Teams that place in the Adobe challenge will receive $60,000 in cash prizes — $35,000 of which will go to the first place team alone. But Nate Smith, a senior product marketing manager for Adobe who joined after winning the analytics challenge in 2009 as an MBA student, said there’s more to be gained than just money.
“What’s really unique about this competition is that students get access to real world data,” he said.
His Analytics Challenge-t0-job offer path isn’t unusual, either. Adobe has hired more than 40 program participants since it launched in 2005. Their corporate partners, like Lenovo, Sony Playstation X, and Comcast, have used the participants list as a talent pool, too.
Smith competed in The Challenge when Overstock.com was the data partner. Following the financial crisis, the retailer was looking for ways to maximize their marketing budget by finding new customers and driving more sales without spending more money on advertising. His team analyzed the data and found that visitors to the site coming from Yahoo spent significantly more money than the average shopper. Overstock.com was able to use this insight to increase sales during the holiday season that year.
Data science is a relatively new field — it was formerly known as business intelligence or business analytics — at the intersection of social science, statistics, computer science, and design. Data scientists use business data to generate insights that help the company and its partners make data-driven decisions.
For example, a data scientist might be asked to help a department head at a cosmetics company decide how to efficiently spend their budgets on customer acquisition and retention by generating reports on newsletter open rates, customer buying habits and time spent on the company’s website.
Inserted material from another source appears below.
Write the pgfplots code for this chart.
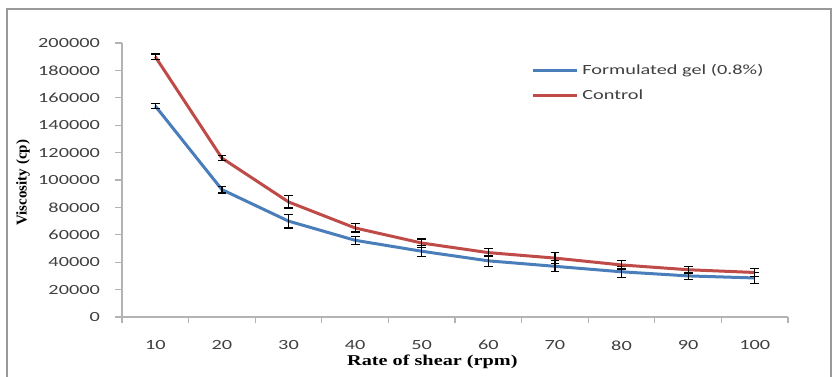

Essentially, they’re tasked with finding the revenue-generating signals among all the big data noise.
Average wages for jobs in data science over the last two years rose by 16% — much faster than the national rate: just over 2% — and the Bureau of Labor Statistics estimates that by 2024, data scientists and other computer and information researcher positions will have grown 11% over a 10-year period.
Students taking part in the Adobe analytics challenge get virtual training from Adobe to learn how to use its customer analytics program. Then the teams are set loose on the corporate partner’s data — this year, it’ll be MGM. The teams submit presentations (this year by October 16) which are screened for a semifinals round, where they present their insights to a panel of judges. Six teams are selected as finalists and flown out to Utah for in-person presentations, which will take place on November 3 this year.
Last year, the analytics challenge drew 1,500 students from more than 77 universities. That kind of reach matters a lot when it comes to spreading the data gospel, said Smith.
“We are seeing executives push and ask to understand analytics maturity throughout the business,” he said. He added that low data literacy across teams in an organization is a widespread problem.
Four in 10 companies that participated in the 2017 Gartner Magic Quadrant survey cites low numbers of users with adequate data science skills was the most common barrier to completing data science projects.
Some schools are asking how to make training for the challenge part of their curriculum and require students to enter the competition as part of their coursework.
“It gives you a level of confidence in real-world scenarios,” Smith said. “There’s so much opportunity there for students.”